When Alice Bag first met the Linda Lindas, she was performing an all-ages show in Chinatown as part of the Save Music in Chinatown concert series in 2018. Founded by Martin Wong, Eloise’s dad, the ongoing effort is made up of “all-ages DIY punk rock matinee fundraisers” dedicated to raising money for the music program at Castelar Elementary in Chinatown, where Eloise went to school.

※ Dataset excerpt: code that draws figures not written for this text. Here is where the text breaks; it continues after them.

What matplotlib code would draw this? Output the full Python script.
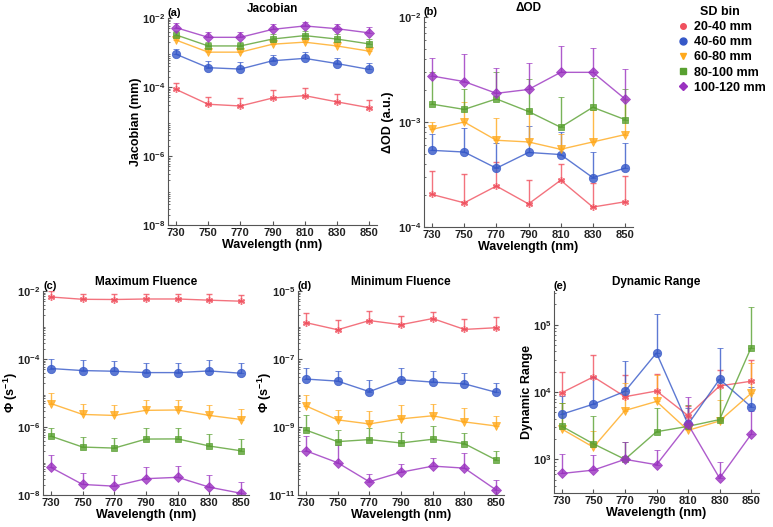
import numpy as np
import matplotlib
matplotlib.use("Agg")
import matplotlib.pyplot as plt
from matplotlib.ticker import LogLocator, NullFormatter, FixedLocator
from matplotlib.lines import Line2D

plt.rcParams['font.family'] = ['Liberation Sans', 'DejaVu Sans']
plt.rcParams['font.weight'] = 'bold'
plt.rcParams['mathtext.fontset'] = 'custom'
plt.rcParams['mathtext.rm'] = 'Liberation Sans:bold'
plt.rcParams['mathtext.bf'] = 'Liberation Sans:bold'
plt.rcParams['mathtext.it'] = 'Liberation Sans:bold:italic'
plt.rcParams['axes.linewidth'] = 0.8

wavelengths = [730, 750, 770, 790, 810, 830, 850]
bins = ["20-40 mm", "40-60 mm", "60-80 mm", "80-100 mm", "100-120 mm"]
colors = ["#f0505e", "#3558c8", "#ffa91c", "#58a030", "#9a32c0"]
markers = [(6, 2, 0), "o", "v", "s", "D"]
msizes = [5, 6, 6, 5, 5]

# (a) Jacobian, log10 values and upper bounds
jac_red = [-4.07, -4.50, -4.55, -4.32, -4.25, -4.43, -4.60]
jac_red_up = [-3.88, -4.30, -4.33, -4.09, -4.03, -4.21, -4.39]
jac_blue = [-3.05, -3.44, -3.48, -3.24, -3.17, -3.32, -3.49]
jac_blue_up = [-2.89, -3.25, -3.28, -3.07, -2.99, -3.15, -3.30]
jac_orange = [-2.64, -2.99, -2.99, -2.76, -2.70, -2.81, -2.96]
jac_orange_up = [-2.52, -2.87, -2.87, -2.64, -2.58, -2.69, -2.84]
jac_green = [-2.49, -2.81, -2.81, -2.61, -2.51, -2.61, -2.75]
jac_green_up = [-2.38, -2.69, -2.69, -2.47, -2.38, -2.47, -2.62]
jac_purple = [-2.28, -2.56, -2.56, -2.33, -2.23, -2.31, -2.43]
jac_purple_up = [-2.15, -2.40, -2.40, -2.18, -2.11, -2.16, -2.27]

# (b) Delta OD
dod_red = [-3.69, -3.77, -3.61, -3.78, -3.555, -3.81, -3.76]
dod_red_up = [-3.47, -3.50, -3.38, -3.55, -3.40, -3.58, -3.51]
dod_blue = [-3.27, -3.286, -3.44, -3.29, -3.31, -3.53, -3.44]
dod_blue_up = [-3.11, -3.06, -3.20, -3.04, -3.10, -3.29, -3.20]
dod_orange = [-3.07, -3.00, -3.174, -3.19, -3.26, -3.19, -3.12]
dod_orange_up = [-3.00, -2.81, -2.96, -2.89, -3.11, -2.89, -2.79]
dod_green = [-2.83, -2.88, -2.78, -2.90, -3.05, -2.86, -2.977]
dod_green_up = [-2.52, -2.69, -2.52, -2.59, -2.76, -2.58, -2.69]
dod_purple = [-2.562, -2.615, -2.727, -2.69, -2.527, -2.527, -2.78]
dod_purple_up = [-2.387, -2.349, -2.49, -2.44, -2.28, -2.30, -2.50]

# (c) Maximum fluence
maxf_red = [-2.176, -2.244, -2.25, -2.235, -2.235, -2.27, -2.30]
maxf_red_up = [-2.00, -2.08, -2.08, -2.08, -2.08, -2.10, -2.13]
maxf_blue = [-4.28, -4.34, -4.36, -4.40, -4.40, -4.35, -4.42]
maxf_blue_up = [-4.01, -4.035, -4.06, -4.13, -4.13, -4.035, -4.11]
maxf_orange = [-5.31, -5.63, -5.66, -5.51, -5.50, -5.66, -5.78]
maxf_orange_up = [-5.01, -5.33, -5.36, -5.22, -5.21, -5.36, -5.48]
maxf_green = [-6.27, -6.59, -6.62, -6.355, -6.35, -6.56, -6.70]
maxf_green_up = [-6.02, -6.30, -6.33, -6.04, -6.04, -6.22, -6.36]
maxf_purple = [-7.19, -7.69, -7.74, -7.52, -7.48, -7.77, -7.95]
maxf_purple_up = [-6.83, -7.34, -7.40, -7.17, -7.14, -7.42, -7.61]

# (d) Minimum fluence
minf_red = [-5.93, -6.14, -5.87, -5.99, -5.81, -6.13, -6.08]
minf_red_up = [-5.64, -5.85, -5.59, -5.735, -5.63, -5.82, -5.77]
minf_blue = [-7.59, -7.65, -7.96, -7.61, -7.68, -7.73, -7.98]
minf_blue_up = [-7.26, -7.35, -7.61, -7.27, -7.36, -7.40, -7.70]
minf_orange = [-8.38, -8.79, -8.91, -8.76, -8.67, -8.85, -8.97]
minf_orange_up = [-8.06, -8.50, -8.53, -8.35, -8.31, -8.45, -8.68]
minf_green = [-9.09, -9.43, -9.37, -9.47, -9.36, -9.49, -9.97]
minf_green_up = [-8.65, -9.09, -9.04, -9.14, -8.97, -9.17, -9.71]
minf_purple = [-9.70, -10.05, -10.61, -10.33, -10.15, -10.21, -10.85]
minf_purple_up = [-9.26, -9.53, -10.39, -10.09, -9.90, -9.77, -10.56]

# (e) Dynamic range
dr_red = [3.99, 4.225, 3.93, 4.015, 3.65, 4.09, 4.16]
dr_red_up = [4.29, 4.55, 4.25, 4.27, 3.79, 4.33, 4.48]
dr_blue = [3.67, 3.82, 4.01, 4.58, 3.52, 4.19, 3.78]
dr_blue_up = [3.94, 4.22, 4.46, 5.16, 3.76, 4.65, 4.08]
dr_orange = [3.45, 3.18, 3.725, 3.86, 3.43, 3.57, 3.98]
dr_orange_up = [3.83, 3.42, 4.13, 4.25, 3.54, 3.88, 4.43]
dr_green = [3.49, 3.23, 3.00, 3.41, 3.49, 3.59, 4.66]
dr_green_up = [3.84, 3.65, 3.25, 3.76, 3.81, 4.18, 5.26]
dr_purple = [2.79, 2.84, 3.00, 2.92, 3.52, 2.72, 3.37]
dr_purple_up = [3.08, 3.06, 3.25, 3.14, 3.93, 2.96, 3.72]

panels = [
    dict(label="(a)", title="Jacobian", ylabel="Jacobian (mm)",
         vals=[jac_red, jac_blue, jac_orange, jac_green, jac_purple],
         ups=[jac_red_up, jac_blue_up, jac_orange_up, jac_green_up, jac_purple_up],
         ylim=(1e-8, 1e-2), majors=[1e-8, 1e-6, 1e-4, 1e-2],
         pos=[168, 18, 377, 225], labx=142),
    dict(label="(b)", title="ΔOD", ylabel="ΔOD (a.u.)",
         vals=[dod_red, dod_blue, dod_orange, dod_green, dod_purple],
         ups=[dod_red_up, dod_blue_up, dod_orange_up, dod_green_up, dod_purple_up],
         ylim=(1e-4, 1e-2), majors=[1e-4, 1e-3, 1e-2],
         pos=[424, 17, 633, 227], labx=394),
    dict(label="(c)", title="Maximum Fluence", ylabel="Φ (s$^{-1}$)",
         vals=[maxf_red, maxf_blue, maxf_orange, maxf_green, maxf_purple],
         ups=[maxf_red_up, maxf_blue_up, maxf_orange_up, maxf_green_up, maxf_purple_up],
         ylim=(1e-8, 1e-2), majors=[1e-8, 1e-6, 1e-4, 1e-2],
         pos=[43, 291, 249, 495], labx=20),
    dict(label="(d)", title="Minimum Fluence", ylabel="Φ (s$^{-1}$)",
         vals=[minf_red, minf_blue, minf_orange, minf_green, minf_purple],
         ups=[minf_red_up, minf_blue_up, minf_orange_up, minf_green_up, minf_purple_up],
         ylim=(1e-11, 1e-5), majors=[1e-11, 1e-9, 1e-7, 1e-5],
         pos=[298, 291, 504, 495], labx=274),
    dict(label="(e)", title="Dynamic Range", ylabel="Dynamic Range",
         vals=[dr_red, dr_blue, dr_orange, dr_green, dr_purple],
         ups=[dr_red_up, dr_blue_up, dr_orange_up, dr_green_up, dr_purple_up],
         ylim=(10**2.5, 10**5.5), majors=[1e3, 1e4, 1e5],
         pos=[554, 291, 759, 493], labx=533),
]

W, H = 773, 527
fig = plt.figure(figsize=(W / 100, H / 100), dpi=100)
axis_col = "#555555"

for p in panels:
    x0, y0, x1, y1 = p["pos"]
    ax = fig.add_axes([x0 / W, 1 - y1 / H, (x1 - x0) / W, (y1 - y0) / H])
    for i in range(5):
        v = 10 ** np.array(p["vals"][i])
        u = 10 ** np.array(p["ups"][i])
        err = np.vstack([np.zeros_like(v), u - v])
        ax.errorbar(wavelengths, v, yerr=err, color=colors[i], marker=markers[i],
                    markersize=msizes[i], lw=1.0, elinewidth=1.0, capsize=2,
                    capthick=0.8, alpha=0.8,
                    markeredgewidth=1.0 if i == 0 else 0.6)
    ax.set_yscale("log")
    ax.set_ylim(*p["ylim"])
    ax.set_xlim(725, 855)
    ax.set_xticks(wavelengths)
    ax.yaxis.set_major_locator(FixedLocator(p["majors"]))
    ax.yaxis.set_minor_locator(LogLocator(base=10, subs=np.arange(2, 10) * 1.0, numticks=30))
    ax.yaxis.set_minor_formatter(NullFormatter())
    for s in ["top", "right"]:
        ax.spines[s].set_visible(False)
    for s in ["left", "bottom"]:
        ax.spines[s].set_color(axis_col)
    ax.tick_params(direction="in", which="both", colors=axis_col, labelcolor="#222222",
                   labelsize=8, length=3, pad=2)
    ax.tick_params(which="minor", length=1.5)
    ax.set_xlabel("Wavelength (nm)", fontsize=9, fontweight="bold", labelpad=1)
    ax.set_ylabel(p["ylabel"], fontsize=9, fontweight="bold")
    ax.yaxis.set_label_coords((p["labx"] - x0) / (x1 - x0), 0.5)
    ax.set_title(p["title"], fontsize=8.5, fontweight="bold", pad=4)
    ax.text(0.0, 1.0, p["label"], transform=ax.transAxes, ha="left", va="bottom",
            fontsize=8, fontweight="bold")

leg_markers = ["o", "o", "v", "s", "D"]
leg_sizes = [4, 5, 5, 4, 4]
handles = [Line2D([], [], color=colors[i], marker=leg_markers[i], linestyle="none",
                  markersize=leg_sizes[i]) for i in range(5)]
leg = fig.legend(handles, bins, loc="upper left", bbox_to_anchor=(670 / W, 1 - 1 / H),
                 frameon=False, title="SD bin", handletextpad=0.3,
                 labelspacing=0.25, handlelength=1.2, borderaxespad=0.0,
                 prop={"weight": "bold", "size": 9},
                 title_fontproperties={"weight": "bold", "size": 9})

fig.savefig("out.png", dpi=100)
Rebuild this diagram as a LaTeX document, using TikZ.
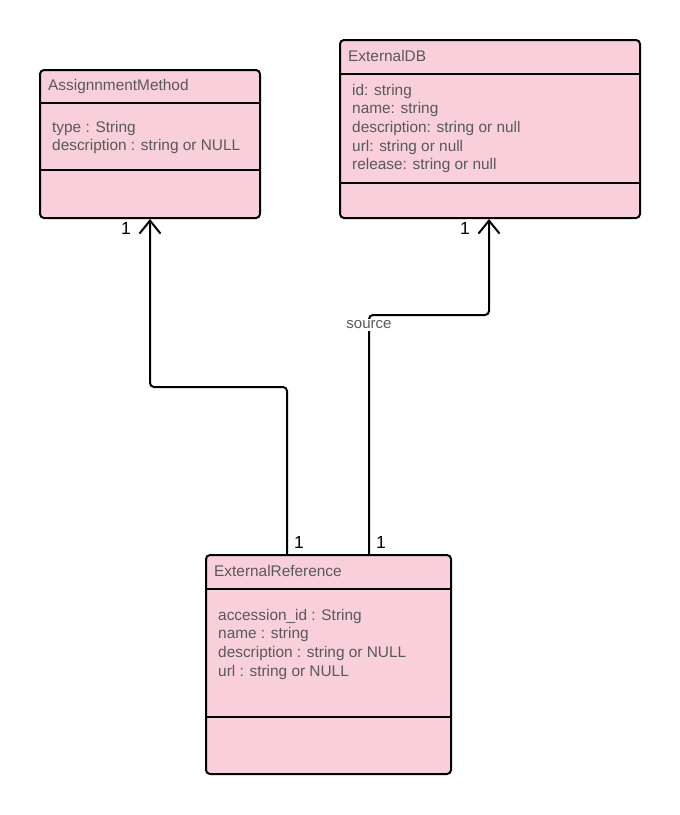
\documentclass[tikz,border=0pt]{standalone}
\usepackage{fontspec}
\setmainfont{Liberation Sans}
\usetikzlibrary{arrows.meta,calc}
\definecolor{boxfill}{HTML}{F8CFDA}
\definecolor{txt}{HTML}{595959}
\tikzset{
  umlbox/.style={draw=black, fill=boxfill, line width=2pt, rounded corners=4pt, inner sep=0pt},
  divider/.style={draw=black, line width=2pt},
  title/.style={anchor=west, text=txt, font=\fontsize{15.4}{18}\selectfont, inner sep=0pt},
  attrs/.style={anchor=north west, text=txt, align=left, font=\fontsize{15.4}{18.6}\selectfont, inner sep=0pt},
  conn/.style={draw=black, line width=2pt, rounded corners=4pt, -{Straight Barb[length=13pt, width=21pt, line width=2pt]}},
  mult/.style={text=black, font=\fontsize{17.5}{20}\selectfont, inner sep=0pt},
  lbl/.style={fill=white, text=txt, font=\fontsize{15}{17}\selectfont, inner sep=1.5pt}
}
\begin{document}
\begin{tikzpicture}[x=1pt, y=-1pt]
\useasboundingbox (0,0) rectangle (680,815);
% AssignnmentMethod
\node[umlbox, minimum width=220pt, minimum height=148pt] (am) at (150,144) {};
\draw[divider] ($(am.north west)+(0,34)$) -- ($(am.north east)+(0,34)$);
\draw[divider] ($(am.north west)+(0,101)$) -- ($(am.north east)+(0,101)$);
\node[title] (amt) at (48,87) {AssignnmentMethod};
\node[attrs] (ama) at (52,121) {type : String\\description : string or NULL};
% ExternalDB
\node[umlbox, minimum width=300pt, minimum height=178pt] (db) at (490,129) {};
\draw[divider] ($(db.north west)+(0,35)$) -- ($(db.north east)+(0,35)$);
\draw[divider] ($(db.north west)+(0,144)$) -- ($(db.north east)+(0,144)$);
\node[title] (dbt) at (348,56) {ExternalDB};
\node[attrs] (dba) at (352,84) {id: string\\name: string\\description: string or null\\url: string or null\\release: string or null};
% ExternalReference
\node[umlbox, minimum width=245pt, minimum height=219pt] (er) at (328.5,664.5) {};
\draw[divider] ($(er.north west)+(0,35)$) -- ($(er.north east)+(0,35)$);
\draw[divider] ($(er.north west)+(0,163)$) -- ($(er.north east)+(0,163)$);
\node[title] (ert) at (214,571) {ExternalReference};
\node[attrs] (era) at (218,609) {accession\_id : String\\name : string\\description : string or NULL\\url : string or NULL};
% connectors
\coordinate (c1) at (287,555);
\coordinate (c2) at (369,555);
\draw[conn] (c1) -- (287,387) -- (150,387) -- (am.south);
\draw[conn] (c2) -- (369,315) -- (489,315) -- (489,219);
\node[lbl] (src) at (369,325) {source};
% multiplicities
\node[mult] (m1) at (126,228) {1};
\node[mult] (m2) at (465,228) {1};
\node[mult] (m3) at (299,542) {1};
\node[mult] (m4) at (381,542) {1};
\end{tikzpicture}
\end{document}
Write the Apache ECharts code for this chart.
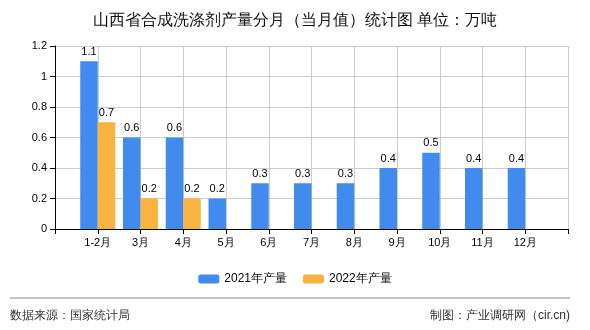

Heavily invested in the spirit of Chinatown’s expansive punk legacy, Wong would bring together artists from all across L.A. to play—from those who had been playing in Chinatown’s iconic punk venues from the beginning, like Alice Bag, to newcomers like his daughter’s band, the Linda Lindas.
When Bag met her, Eloise was handing out handmade coupons to the show’s performers as a thank-you for their time. Rather than entitle them to drinks at the house bar like most performers playing small venues are used to, these tickets could be redeemed for cookies and hot chocolate. Bag found this endearing, and soon afterward, Bag was captivated when she saw Eloise and the rest of her band perform.
“I think they were just kind of feeling their way into playing shows, and then they got such a tremendous response because they were actually really good, even at their first show,” Bag recalled. “I feel totally connected to what they’re doing. I do feel like it’s the next generation of punk rock.”
For Avila, who says she first heard about the band from Alice Bag around when the Linda Lindas were set to open up for Bikini Kill back in 2019, it’s songs like “Racist, Sexist Boy” that tie the Linda Lindas so directly to the punk tradition.
“They’re speaking to their own lived experience, and that’s why it’s resonating for so many people,” Avila said. “And I think that’s what punk is about, too.”
Indeed, the punk bands of the ’70s and ’80s would often use their platforms in similar ways, whether it was Los Illegals singing about the deportation of frontman Willie Herón’s stepfather or Alice Bag singing about her personal strife in “Gluttony.”
“Punk really caught on because it was … raw,” Bag said. “It was honest. It was unique. And it was an open door for people who hadn’t had role models before.”
In a May 25 interview with Pitchfork’s Cat Zhang about the band’s sudden national attention, Mila echoed this assessment: “We like [punk] because it’s anything you want it to be.”
What’s next for the Linda Lindas? The girls have said that they will be using this summer to prepare for future live shows. They’ll also write as much as possible for the follow-up to their debut, self-titled EP of originals that they released in December. And now that they have a venerated label in Epitaph behind them, the Linda Lindas are primed to take serious advantage of their growing success. On Thursday, they performed their first late-night show, Jimmy Kimmel Live!. They played, unsurprisingly, “Racist, Sexist Boy.”
“I feel that the world is ready to support and hold up this band of rebellious, kind, empathetic, zero-tolerance-for-bullshit girls,” Avila said.
Bags added: “Punks are very excited about the Linda Lindas.”